一浪の頃はカミカワと気が合って、浅草の映画館にオールナイトで黒澤明特集を観に行ったりした。ぼくは途中で必ず眠くなったけど、朝方映画館を出ると彼女はずっとスクリーンを観続けていたみたいで、面白かったといって帰って行った。
2浪目の夏頃だったと思うけど、目黒の方に土日に外部者も参加できるクロッキー教室を開催する予備校があって、普段の授業だけでは飽き足らずに通ってみるとそこにぼくと同じ目的で来ていたカミカワがいて、その頃には日本画に転向していた彼女は池袋の予備校に通うのを辞め、家の近所の小さな絵画教室で絵を教わっていると言っていた。芸大とか美大とかいったものには、あまり興味はなくなったと言っていた。

いつ頃聞いた話だったか忘れたが、子供の頃のカミカワは友だちと一緒に遊ぶついでに当時飼っていた犬を散歩に連れて行って、どういうつもりだったか滑り台の一番上の台の上に乗せ、手摺に手綱を結び付けたのだという。幼少のカミカワと友だちは公園内の他の場所で遊びに夢中になり、ふと滑り台の方を見ると足を踏み外した飼い犬が手綱のせいでプラプラ揺れていたという話には本人もおもしろ話として話していたので大いに笑わせてもらった。これで死んでいたら笑えないかもしれないけれど、生きていたのだからまあ良しとしよう。

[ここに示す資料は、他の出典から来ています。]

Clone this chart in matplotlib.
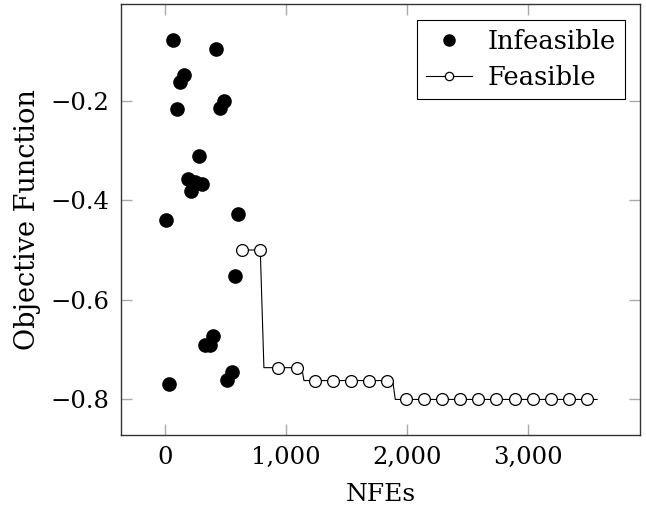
import numpy as np
import matplotlib
matplotlib.use('Agg')
import matplotlib.pyplot as plt
from matplotlib.lines import Line2D
from matplotlib.ticker import FuncFormatter

# infeasible evaluations (NFEs, objective)
inf_x = [66, 424, 157, 127, 490, 455, 99, 278, 187, 251, 309, 218, 8, 606,
         576, 399, 333, 372, 551, 515, 36]
inf_y = [-0.077, -0.096, -0.147, -0.162, -0.199, -0.214, -0.215, -0.311,
         -0.357, -0.363, -0.366, -0.381, -0.440, -0.428, -0.553, -0.673,
         -0.691, -0.691, -0.746, -0.762, -0.769]

# best feasible so far (step line)
feas_line_x = [638, 788, 818, 1130, 1149, 1882, 1903, 3570]
feas_line_y = [-0.500, -0.500, -0.737, -0.737, -0.763, -0.763, -0.801, -0.801]

# marks every 150 evaluations
feas_mark_x = [638, 788, 938, 1088, 1238, 1388, 1538, 1688, 1838, 1988, 2138,
               2288, 2438, 2588, 2738, 2888, 3038, 3188, 3338, 3488]
feas_mark_y = [-0.500, -0.500, -0.737, -0.737, -0.763, -0.763, -0.763, -0.763,
               -0.763, -0.801, -0.801, -0.801, -0.801, -0.801, -0.801, -0.801,
               -0.801, -0.801, -0.801, -0.801]

plt.rcParams['font.family'] = ['DejaVu Serif']
plt.rcParams['font.size'] = 17.5

fig = plt.figure(figsize=(6.46, 5.15), dpi=100)
ax = fig.add_axes([0.187, 0.155, 0.804, 0.837])

ax.plot(feas_line_x, feas_line_y, color='black', lw=0.8, zorder=2)
ax.plot(feas_mark_x, feas_mark_y, ls='none', marker='o', ms=8.5, mfc='white',
        mec='black', mew=0.9, zorder=3)
ax.plot(inf_x, inf_y, ls='none', marker='o', ms=9.5, color='black', zorder=4)

ax.set_xlim(-364, 3926)
ax.set_ylim(-0.873, -0.0046)
ax.set_xticks([0, 1000, 2000, 3000])
ax.set_yticks([-0.8, -0.6, -0.4, -0.2])
ax.xaxis.set_major_formatter(FuncFormatter(lambda v, p: '{:,.0f}'.format(v)))
ax.yaxis.set_major_formatter(FuncFormatter(lambda v, p: '\u2212{:.1f}'.format(abs(v))))
ax.tick_params(direction='in', length=8, width=1, color='#aaaaaa',
               top=True, right=True, pad=8)
for s in ax.spines.values():
    s.set_color('#333333')
    s.set_linewidth(1.0)

ax.set_xlabel('NFEs', fontsize=18, labelpad=10)
ax.set_ylabel('Objective Function', fontsize=19.5, labelpad=7)

h1 = Line2D([], [], ls='none', marker='o', ms=8, color='black')
h2 = Line2D([], [], color='black', lw=0.8, marker='o', ms=6, mfc='white',
            mec='black', mew=0.9)
leg = ax.legend([h1, h2], ['Infeasible', 'Feasible'], loc='upper right',
                fontsize=18.5, fancybox=False, edgecolor='black', framealpha=1,
                handlelength=1.8, borderpad=0.35, labelspacing=0.45,
                handletextpad=0.6, borderaxespad=0.6)
leg.get_frame().set_linewidth(0.8)

fig.savefig('out.png', dpi=100)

兄、姉、カミカワという順番だったと思うけど、彼女には兄弟が2人いた。彼女は、上二人とは異母兄弟なのだと言った。上二人を産んだ母親が死に、その妹が父親の元に嫁ぎ産まれたのがカミカワなのだと言っていた。それに関係してかどうかは忘れてしまったけれど、兄弟とはうまくいっていないというようなことを何度か聞かされた。また、はっきりとは言わなかったけれど、性的なことで父親から受けた扱いのことで、カミカワは父親を嫌っているふうだった。

後に九州のある地方について書かれた文献を読むことがあって、娶った嫁が早死した場合、それを申し訳なく思う嫁側の実家がその姉妹を新たに差し出すのだということが書いてあった。それは大分の話ではなかったけれど、カミカワの家のようなことはよくあることなのだと、なぜかぼく自身を納得させたものだった。

随分前に連絡を取り合うことはなくなって、先の引っ越しの時に連絡先を記した手帳もなくした。30歳までに結婚して子供を産むと言っていたけれど、果たして彼女の望む通りになったのか、分からないままになった。